**RAW DATA:**
● ● ● ● ●

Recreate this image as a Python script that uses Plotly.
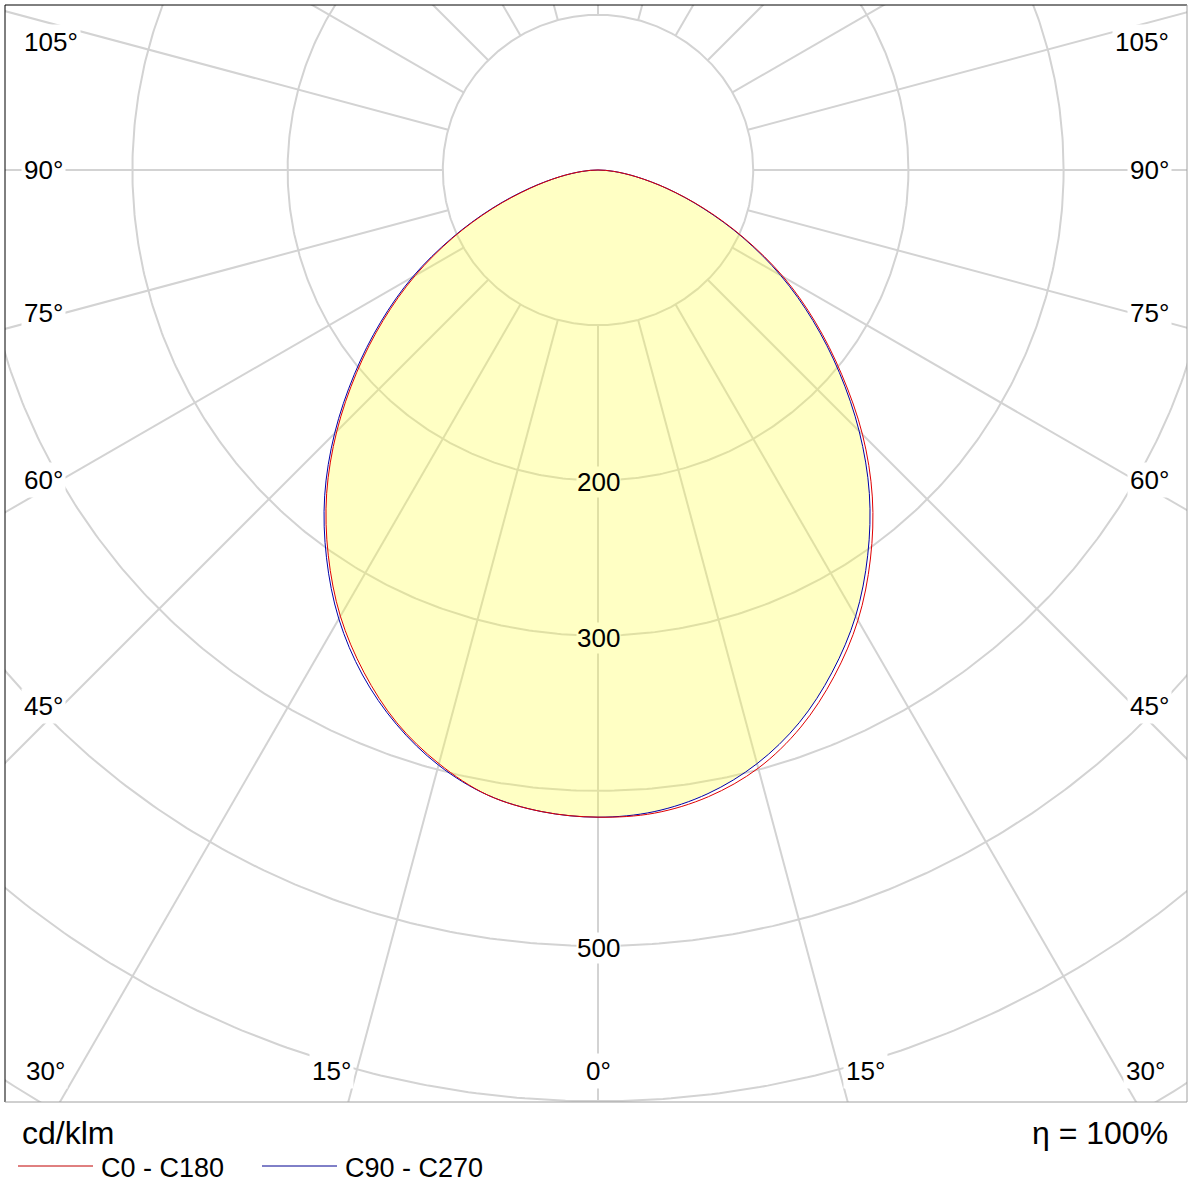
import numpy as np
import plotly.graph_objects as go

# ---------------- data (cd/klm) ----------------
gamma = [0, 5, 10, 15, 20, 25, 30, 35, 40, 45, 50, 55, 60, 65, 70, 75, 80, 85, 90]
c0 = [417, 416, 410, 399, 382, 360, 335, 306, 275, 241, 205, 171, 138, 104, 73, 46, 25, 10, 0]
c90 = [417, 415, 408, 396, 379, 357, 332, 303, 272, 238, 203, 169, 136, 103, 72, 46, 25, 10, 0]
c180 = [417, 415, 409, 396, 379, 357, 332, 303, 272, 238, 203, 169, 136, 103, 72, 45, 25, 10, 0]
c270 = [417, 415, 409, 397, 380, 359, 334, 305, 274, 240, 205, 171, 138, 104, 73, 46, 25, 10, 0]

ring_values = [100, 200, 300, 400, 500, 600, 700]
ring_label_values = [200, 300, 500]
ring_label_texts = ["200", "300", "500"]
spoke_angles = list(range(0, 360, 15))
side_label_texts = ["105°", "90°", "75°", "60°", "45°"]
bottom_label_texts = ["30°", "15°", "0°", "15°", "30°"]
unit_text = "cd/klm"
eta_text = "η = 100%"
series_names = ["C0 - C180", "C90 - C270"]

# ---------------- layout geometry (pixels) ----------------
W, H = 1196, 1183
L, R, T, B = 5, 1187, 5, 1102
CX, CY = 598, 170
S = 1.552  # px per cd/klm

FONT = "Liberation Sans, Arial, sans-serif"
GRID = "#D3D3D3"
RED = "#E00000"
BLUE = "#0000A8"


def dx(p):
    return (p - CX) / S


def dy(p):
    return (CY - p) / S


def px_paper(p):
    return (p - L) / (R - L)


def py_paper(p):
    return (B - p) / (B - T)


def half(values, side):
    g = np.radians(gamma)
    r = np.asarray(values, dtype=float)
    return side * r * np.sin(g), -r * np.cos(g)


def closed_curve(left_vals, right_vals):
    xl, yl = half(left_vals, -1)
    xr, yr = half(right_vals, 1)
    return np.concatenate([xl[::-1], xr[1:]]), np.concatenate([yl[::-1], yr[1:]])


fig = go.Figure()

# grid rings
t = np.linspace(0, 2 * np.pi, 721)
rx, ry = [], []
for rv in ring_values:
    rx += list(rv * np.cos(t)) + [None]
    ry += list(rv * np.sin(t)) + [None]
fig.add_trace(go.Scatter(x=rx, y=ry, mode="lines", line=dict(color=GRID, width=2),
                         hoverinfo="skip", showlegend=False))

# grid spokes (start at the first ring)
sx, sy = [], []
for a in spoke_angles:
    ar = np.radians(a)
    sx += [ring_values[0] * np.sin(ar), 900 * np.sin(ar), None]
    sy += [-ring_values[0] * np.cos(ar), -900 * np.cos(ar), None]
fig.add_trace(go.Scatter(x=sx, y=sy, mode="lines", line=dict(color=GRID, width=2),
                         hoverinfo="skip", showlegend=False))

# fill
fx, fy = closed_curve(np.minimum(c180, c270), np.minimum(c0, c90))
fig.add_trace(go.Scatter(x=fx, y=fy, mode="lines", fill="toself",
                         fillcolor="rgba(255,255,60,0.30)", line=dict(width=0, shape="spline"),
                         hoverinfo="skip", showlegend=False))

# curves
bx, by = closed_curve(c270, c90)
fig.add_trace(go.Scatter(x=bx, y=by, mode="lines", name=series_names[1],
                         line=dict(color=BLUE, width=1, shape="spline"), showlegend=False))
ax_, ay_ = closed_curve(c180, c0)
fig.add_trace(go.Scatter(x=ax_, y=ay_, mode="lines", name=series_names[0],
                         line=dict(color=RED, width=1, shape="spline"), showlegend=False))

annotations = []
lab_font = dict(family=FONT, size=26, color="#000000")

# ring labels
for v, txt in zip(ring_label_values, ring_label_texts):
    inside = v < 400
    annotations.append(dict(x=0, y=-v, xref="x", yref="y", text=txt, showarrow=False,
                            font=lab_font, xanchor="center", yanchor="middle", yshift=-2,
                            bgcolor="#FFFFC4" if inside else "#FFFFFF", borderpad=0))

# side angle labels
side_y = [42, 170, 313, 480, 706]
for txt, yy in zip(side_label_texts, side_y):
    annotations.append(dict(x=dx(21), y=dy(yy), xref="x", yref="y", text=txt, showarrow=False,
                            font=lab_font, xanchor="left", yanchor="middle",
                            bgcolor="#FFFFFF", borderpad=2))
    annotations.append(dict(x=dx(1172), y=dy(yy), xref="x", yref="y", text=txt, showarrow=False,
                            font=lab_font, xanchor="right", yanchor="middle",
                            bgcolor="#FFFFFF", borderpad=2))

# bottom angle labels
bottom_pos = [(23, "left"), (331, "center"), (598, "center"), (865, "center"), (1168, "right")]
for txt, (xx, anc) in zip(bottom_label_texts, bottom_pos):
    annotations.append(dict(x=dx(xx), y=dy(1071), xref="x", yref="y", text=txt, showarrow=False,
                            font=lab_font, xanchor=anc, yanchor="middle",
                            bgcolor="#FFFFFF", borderpad=2))

# footer texts
annotations.append(dict(x=px_paper(20), y=py_paper(1133), xref="paper", yref="paper",
                        text=unit_text, showarrow=False, xanchor="left", yanchor="middle",
                        font=dict(family=FONT, size=32, color="#000000")))
annotations.append(dict(x=px_paper(1170), y=py_paper(1133), xref="paper", yref="paper",
                        text=eta_text, showarrow=False, xanchor="right", yanchor="middle",
                        font=dict(family=FONT, size=32, color="#000000")))
leg_font = dict(family=FONT, size=27, color="#000000")
annotations.append(dict(x=px_paper(99), y=py_paper(1168), xref="paper", yref="paper",
                        text=series_names[0], showarrow=False, xanchor="left", yanchor="middle",
                        font=leg_font))
annotations.append(dict(x=px_paper(343), y=py_paper(1168), xref="paper", yref="paper",
                        text=series_names[1], showarrow=False, xanchor="left", yanchor="middle",
                        font=leg_font))

shapes = [
    # legend samples
    dict(type="line", xref="paper", yref="paper", x0=px_paper(18), x1=px_paper(93),
         y0=py_paper(1166), y1=py_paper(1166), line=dict(color="#C00000", width=1)),
    dict(type="line", xref="paper", yref="paper", x0=px_paper(262), x1=px_paper(337),
         y0=py_paper(1166), y1=py_paper(1166), line=dict(color="#000090", width=1)),
    # frame
    dict(type="line", xref="paper", yref="paper", x0=0, x1=1, y0=1, y1=1,
         line=dict(color="#000000", width=1)),
    dict(type="line", xref="paper", yref="paper", x0=0, x1=0, y0=0, y1=1,
         line=dict(color="#000000", width=1)),
    dict(type="line", xref="paper", yref="paper", x0=1, x1=1, y0=0, y1=1,
         line=dict(color="#A0A0A0", width=1)),
    dict(type="line", xref="paper", yref="paper", x0=0, x1=1, y0=0, y1=0,
         line=dict(color="#A0A0A0", width=1)),
]

fig.update_layout(
    width=W, height=H,
    margin=dict(l=L, r=W - R, t=T, b=H - B, pad=0),
    paper_bgcolor="#FFFFFF", plot_bgcolor="#FFFFFF",
    xaxis=dict(range=[dx(L), dx(R)], visible=False, fixedrange=True),
    yaxis=dict(range=[dy(B), dy(T)], visible=False, fixedrange=True),
    annotations=annotations, shapes=shapes, showlegend=False,
)

fig.write_html("out.html")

● ● ● ● ●

**STATED EXERCISE:** Output the material word for word, omitting its pictures.

**RIGHT ANSWER:**
Recreate this image as a Python script that uses Plotly.
import numpy as np
import plotly.graph_objects as go

# ---------------- data (cd/klm) ----------------
gamma = [0, 5, 10, 15, 20, 25, 30, 35, 40, 45, 50, 55, 60, 65, 70, 75, 80, 85, 90]
c0 = [417, 416, 410, 399, 382, 360, 335, 306, 275, 241, 205, 171, 138, 104, 73, 46, 25, 10, 0]
c90 = [417, 415, 408, 396, 379, 357, 332, 303, 272, 238, 203, 169, 136, 103, 72, 46, 25, 10, 0]
c180 = [417, 415, 409, 396, 379, 357, 332, 303, 272, 238, 203, 169, 136, 103, 72, 45, 25, 10, 0]
c270 = [417, 415, 409, 397, 380, 359, 334, 305, 274, 240, 205, 171, 138, 104, 73, 46, 25, 10, 0]

ring_values = [100, 200, 300, 400, 500, 600, 700]
ring_label_values = [200, 300, 500]
ring_label_texts = ["200", "300", "500"]
spoke_angles = list(range(0, 360, 15))
side_label_texts = ["105°", "90°", "75°", "60°", "45°"]
bottom_label_texts = ["30°", "15°", "0°", "15°", "30°"]
unit_text = "cd/klm"
eta_text = "η = 100%"
series_names = ["C0 - C180", "C90 - C270"]

# ---------------- layout geometry (pixels) ----------------
W, H = 1196, 1183
L, R, T, B = 5, 1187, 5, 1102
CX, CY = 598, 170
S = 1.552  # px per cd/klm

FONT = "Liberation Sans, Arial, sans-serif"
GRID = "#D3D3D3"
RED = "#E00000"
BLUE = "#0000A8"


def dx(p):
    return (p - CX) / S


def dy(p):
    return (CY - p) / S


def px_paper(p):
    return (p - L) / (R - L)


def py_paper(p):
    return (B - p) / (B - T)


def half(values, side):
    g = np.radians(gamma)
    r = np.asarray(values, dtype=float)
    return side * r * np.sin(g), -r * np.cos(g)


def closed_curve(left_vals, right_vals):
    xl, yl = half(left_vals, -1)
    xr, yr = half(right_vals, 1)
    return np.concatenate([xl[::-1], xr[1:]]), np.concatenate([yl[::-1], yr[1:]])


fig = go.Figure()

# grid rings
t = np.linspace(0, 2 * np.pi, 721)
rx, ry = [], []
for rv in ring_values:
    rx += list(rv * np.cos(t)) + [None]
    ry += list(rv * np.sin(t)) + [None]
fig.add_trace(go.Scatter(x=rx, y=ry, mode="lines", line=dict(color=GRID, width=2),
                         hoverinfo="skip", showlegend=False))

# grid spokes (start at the first ring)
sx, sy = [], []
for a in spoke_angles:
    ar = np.radians(a)
    sx += [ring_values[0] * np.sin(ar), 900 * np.sin(ar), None]
    sy += [-ring_values[0] * np.cos(ar), -900 * np.cos(ar), None]
fig.add_trace(go.Scatter(x=sx, y=sy, mode="lines", line=dict(color=GRID, width=2),
                         hoverinfo="skip", showlegend=False))

# fill
fx, fy = closed_curve(np.minimum(c180, c270), np.minimum(c0, c90))
fig.add_trace(go.Scatter(x=fx, y=fy, mode="lines", fill="toself",
                         fillcolor="rgba(255,255,60,0.30)", line=dict(width=0, shape="spline"),
                         hoverinfo="skip", showlegend=False))

# curves
bx, by = closed_curve(c270, c90)
fig.add_trace(go.Scatter(x=bx, y=by, mode="lines", name=series_names[1],
                         line=dict(color=BLUE, width=1, shape="spline"), showlegend=False))
ax_, ay_ = closed_curve(c180, c0)
fig.add_trace(go.Scatter(x=ax_, y=ay_, mode="lines", name=series_names[0],
                         line=dict(color=RED, width=1, shape="spline"), showlegend=False))

annotations = []
lab_font = dict(family=FONT, size=26, color="#000000")

# ring labels
for v, txt in zip(ring_label_values, ring_label_texts):
    inside = v < 400
    annotations.append(dict(x=0, y=-v, xref="x", yref="y", text=txt, showarrow=False,
                            font=lab_font, xanchor="center", yanchor="middle", yshift=-2,
                            bgcolor="#FFFFC4" if inside else "#FFFFFF", borderpad=0))

# side angle labels
side_y = [42, 170, 313, 480, 706]
for txt, yy in zip(side_label_texts, side_y):
    annotations.append(dict(x=dx(21), y=dy(yy), xref="x", yref="y", text=txt, showarrow=False,
                            font=lab_font, xanchor="left", yanchor="middle",
                            bgcolor="#FFFFFF", borderpad=2))
    annotations.append(dict(x=dx(1172), y=dy(yy), xref="x", yref="y", text=txt, showarrow=False,
                            font=lab_font, xanchor="right", yanchor="middle",
                            bgcolor="#FFFFFF", borderpad=2))

# bottom angle labels
bottom_pos = [(23, "left"), (331, "center"), (598, "center"), (865, "center"), (1168, "right")]
for txt, (xx, anc) in zip(bottom_label_texts, bottom_pos):
    annotations.append(dict(x=dx(xx), y=dy(1071), xref="x", yref="y", text=txt, showarrow=False,
                            font=lab_font, xanchor=anc, yanchor="middle",
                            bgcolor="#FFFFFF", borderpad=2))

# footer texts
annotations.append(dict(x=px_paper(20), y=py_paper(1133), xref="paper", yref="paper",
                        text=unit_text, showarrow=False, xanchor="left", yanchor="middle",
                        font=dict(family=FONT, size=32, color="#000000")))
annotations.append(dict(x=px_paper(1170), y=py_paper(1133), xref="paper", yref="paper",
                        text=eta_text, showarrow=False, xanchor="right", yanchor="middle",
                        font=dict(family=FONT, size=32, color="#000000")))
leg_font = dict(family=FONT, size=27, color="#000000")
annotations.append(dict(x=px_paper(99), y=py_paper(1168), xref="paper", yref="paper",
                        text=series_names[0], showarrow=False, xanchor="left", yanchor="middle",
                        font=leg_font))
annotations.append(dict(x=px_paper(343), y=py_paper(1168), xref="paper", yref="paper",
                        text=series_names[1], showarrow=False, xanchor="left", yanchor="middle",
                        font=leg_font))

shapes = [
    # legend samples
    dict(type="line", xref="paper", yref="paper", x0=px_paper(18), x1=px_paper(93),
         y0=py_paper(1166), y1=py_paper(1166), line=dict(color="#C00000", width=1)),
    dict(type="line", xref="paper", yref="paper", x0=px_paper(262), x1=px_paper(337),
         y0=py_paper(1166), y1=py_paper(1166), line=dict(color="#000090", width=1)),
    # frame
    dict(type="line", xref="paper", yref="paper", x0=0, x1=1, y0=1, y1=1,
         line=dict(color="#000000", width=1)),
    dict(type="line", xref="paper", yref="paper", x0=0, x1=0, y0=0, y1=1,
         line=dict(color="#000000", width=1)),
    dict(type="line", xref="paper", yref="paper", x0=1, x1=1, y0=0, y1=1,
         line=dict(color="#A0A0A0", width=1)),
    dict(type="line", xref="paper", yref="paper", x0=0, x1=1, y0=0, y1=0,
         line=dict(color="#A0A0A0", width=1)),
]

fig.update_layout(
    width=W, height=H,
    margin=dict(l=L, r=W - R, t=T, b=H - B, pad=0),
    paper_bgcolor="#FFFFFF", plot_bgcolor="#FFFFFF",
    xaxis=dict(range=[dx(L), dx(R)], visible=False, fixedrange=True),
    yaxis=dict(range=[dy(B), dy(T)], visible=False, fixedrange=True),
    annotations=annotations, shapes=shapes, showlegend=False,
)

fig.write_html("out.html")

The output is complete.